I did my own bit of (unsuccessful) strategic voting some time back -- trying to get Tammy Baldwin a softer wingnut opponent. She didn't need the "help" in the end. But the plural of "bloggers" does not equal "data," and I think most crossers-over vote their actual preferences.

Moreover, I have Actual Data to support my hypothesis, viz., exit polling to the effect that 3/4ths of the votes from non-Democrats primary votes were from self-described independents. Those voters presumably liked what they saw in the primary campaigning.

Another thing that falls out by Advanced Math is that 75% of independents who participated in the Wisconsin primary (either party) voted Democratic. That's hardly a bearish sign for November.
By the time of Wisconsin, the choice is either to affirm the inevitable McCain victory (value of vote approaches zero), or to participate on the Democratic side (voting for or, in his case, against a candidate) with an influence proportionate to the number of votes cast in the state or district (depending on how the delegates are allocated).
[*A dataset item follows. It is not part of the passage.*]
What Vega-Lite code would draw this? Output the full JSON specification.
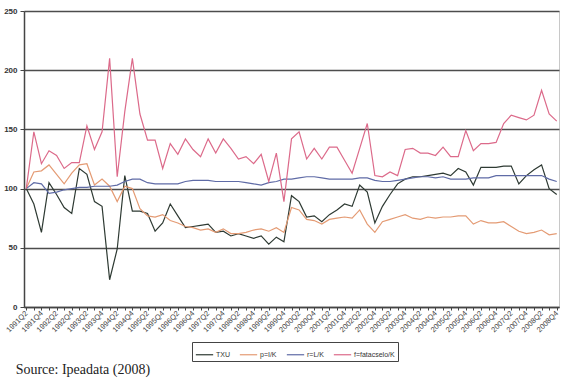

Since 75% of the votes cast were for Democrats, and 75% of the self-described Independents voted Democratic, the effect can be measured fairly directly as half the proportionate difference between the Democrats and the Independents.

I would be happy if that's null, but I wouldn't bet that way.

(To be clear, I never expected the most Liberal state in the Union to go for HRC, and don't understand the analysis that claimed the state would go for her. But it seems likely that "rational voters" skewed the Dem delegate votes by more than actual Democrat support.)